Samuel Hazo, who served as the Forum's founder and director for 43 years, was named Pennsylvania’s first Poet Laureate in 1993, a position he served for a decade. For his work directing the Forum, Hazo received honorary doctorates from institutions such as the University of Notre Dame and Carnegie Mellon University; the Hazlett Award for Excellence in Literature from the Pennsylvania Governor; the Forbes Medal for Outstanding Cultural Contributions to Western Pennsylvania; and the Common Wealth Award of Distinguished Service.

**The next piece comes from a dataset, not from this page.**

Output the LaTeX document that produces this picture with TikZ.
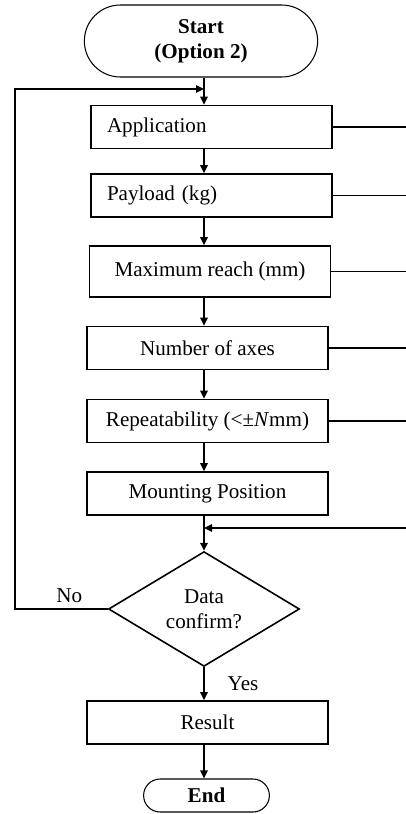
\documentclass[tikz,border=0pt]{standalone}
\usepackage{fontspec}
\setmainfont{Liberation Serif}
\usepackage{tikz}
\usetikzlibrary{positioning}
\usetikzlibrary{shapes,arrows,calc,arrows.meta}

\begin{document}
\begin{tikzpicture}[node distance=1.46cm, auto,
    font=\fontsize{12}{14}\selectfont, line width=0.9pt,
    box/.style={draw, rectangle, minimum width=4.82cm, minimum height=0.86cm},
    leftbox/.style={box, text width=4.18cm, inner xsep=0.32cm, align=left},
    term/.style={draw, rounded rectangle, align=center, line width=0.6pt,
        font=\fontsize{12}{14}\selectfont\bfseries},
    decision/.style={draw, diamond, minimum width=3.82cm, minimum height=2.08cm,
        inner sep=0pt, align=center},
    arr/.style={-{Triangle[length=1.6mm,width=1.5mm]}}]
    \useasboundingbox (0,0) rectangle (8.12,-16.28);
    % Nodes
    \node [term, minimum width=4.9cm, minimum height=1.44cm] (start) at (4.02,-0.82) {Start\\(Option 2)};
    \node [leftbox, below of=start, node distance=1.72cm, xshift=0.21cm] (app) {Application};
    \node [leftbox, below of=app, node distance=1.37cm] (pay) {Payload (kg)};
    \node [box, minimum height=1.02cm, below of=pay, node distance=1.52cm, xshift=-0.03cm] (max) {Maximum reach (mm)};
    \node [box, below of=max, node distance=1.53cm, xshift=-0.05cm] (num) {Number of axes};
    \node [box, below of=num] (rep) {Repeatability (<±\textit{N}mm)};
    \node [box, below of=rep, node distance=1.45cm] (mount) {Mounting Position};
    \node [decision, below of=mount, node distance=2.31cm, xshift=-0.07cm] (dec) {Data\\confirm?};
    \node [box, below of=dec, node distance=2.27cm, xshift=0.07cm] (res) {Result};
    \node [term, minimum width=2.75cm, minimum height=0.66cm, below of=res, xshift=-0.02cm] (end) {End};
    \node [above left=0cm and 0.38cm of dec.west] (no) {No};

    \coordinate (redge) at (8.12,0);
    \coordinate (rin) at (8.12,-10.56);
    \coordinate (merge) at (4.08,-10.56);
    \coordinate (back) at (0.30,-1.78);
    \coordinate (fb) at (4.08,-1.78);
    % Arrows
    \draw [arr] (start.south -| fb) -- (app.north -| fb);
    \draw [arr] (app.south -| fb) -- (pay.north -| fb);
    \draw [arr] (pay.south -| fb) -- (max.north -| fb);
    \draw [arr] (max.south -| fb) -- (num.north -| fb);
    \draw [arr] (num.south -| fb) -- (rep.north -| fb);
    \draw [arr] (rep.south -| fb) -- (mount.north -| fb);
    \draw [arr] (mount.south -| fb) -- (dec);
    \draw [arr] (dec) -- node [right, xshift=0.34cm] {Yes} (res.north -| fb);
    \draw [arr] (res.south -| fb) -- (end.north -| fb);
    % side lines
    \draw (app.east) -- (app.east -| redge);
    \draw (pay.east) -- (pay.east -| redge);
    \draw (max.east) -- (max.east -| redge);
    \draw (num.east) -- (num.east -| redge);
    \draw (rep.east) -- (rep.east -| redge);
    \draw [arr] (rin) -- (merge);
    % loop back
    \draw [arr] (dec.west) -| (back) -- (fb);
\end{tikzpicture}
\end{document}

In January 2023, Carlow University presented “The Power of Poetry: Celebrating the Legacy of the International Poetry Forum,” a public event featuring poetry readings by Samuel Hazo, Naomi Shihab Nye, Richard Blanco, and Tracy K. Smith.

After his retirement, Hazo established an archival collection at Carlow covering his tenure as director. Audio recordings for the Forum's 1966–2009 poetry readings have since been digitized, donated, and made available through the International Poetry Forum Collection at Carlow’s Grace Library. Recordings from the Grefenstette administration are publicly available on the International Poetry Forum's own YouTube and social media channels.